The U.S. seems less committed than France, however. This morning, we learn from Helene Cooper and Eric Schmitt at the New York Times that:
The Obama administration has ended the Pentagon’s $500 million program to train and equip Syrian rebels, administration officials said on Friday, in an acknowledgment that the beleaguered program had failed to produce any kind of ground combat forces capable of taking on the Islamic State in Syria
And, as Josh Rogin and Eli Lake write at Bloomberg:
A week into Russia’s military intervention in Syria, some top White House advisers and National Security Council staffers are trying to persuade President Barack Obama to scale back U.S. engagement there, to focus on lessening the violence and, for now, to give up on toppling the Syrian regime.

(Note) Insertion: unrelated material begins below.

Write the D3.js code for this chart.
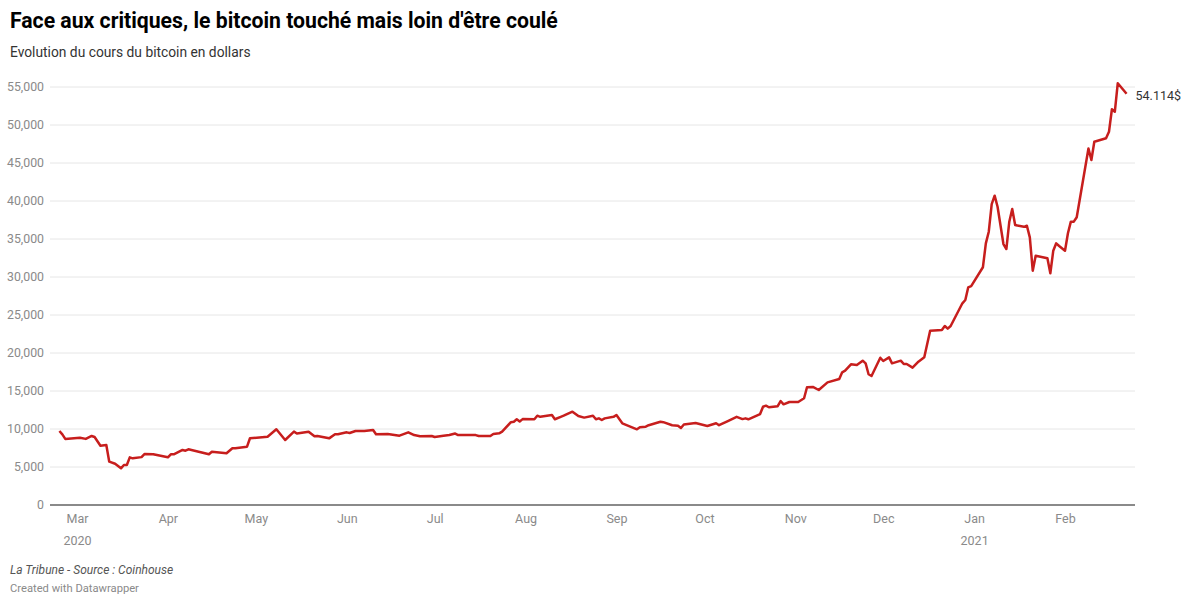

There was a time when getting rid of Assad was the United States’ objective in Syria. A time when we warned him about “red lines” and how he was on the wrong side of the magisterial force known as “History.” But, then, who needs History when you have Russia on your side. To paraphrase Stalin, “How many divisions – or fighter bombers – does History have?”
So:
Obama’s foreign-policy team no longer doubts that Russian President Vladimir Putin intends to prop up President Bashar al-Assad and primarily target opposition groups other than the Islamic State, including those trained by the Central Intelligence Agency.
So, maybe the French will get it done.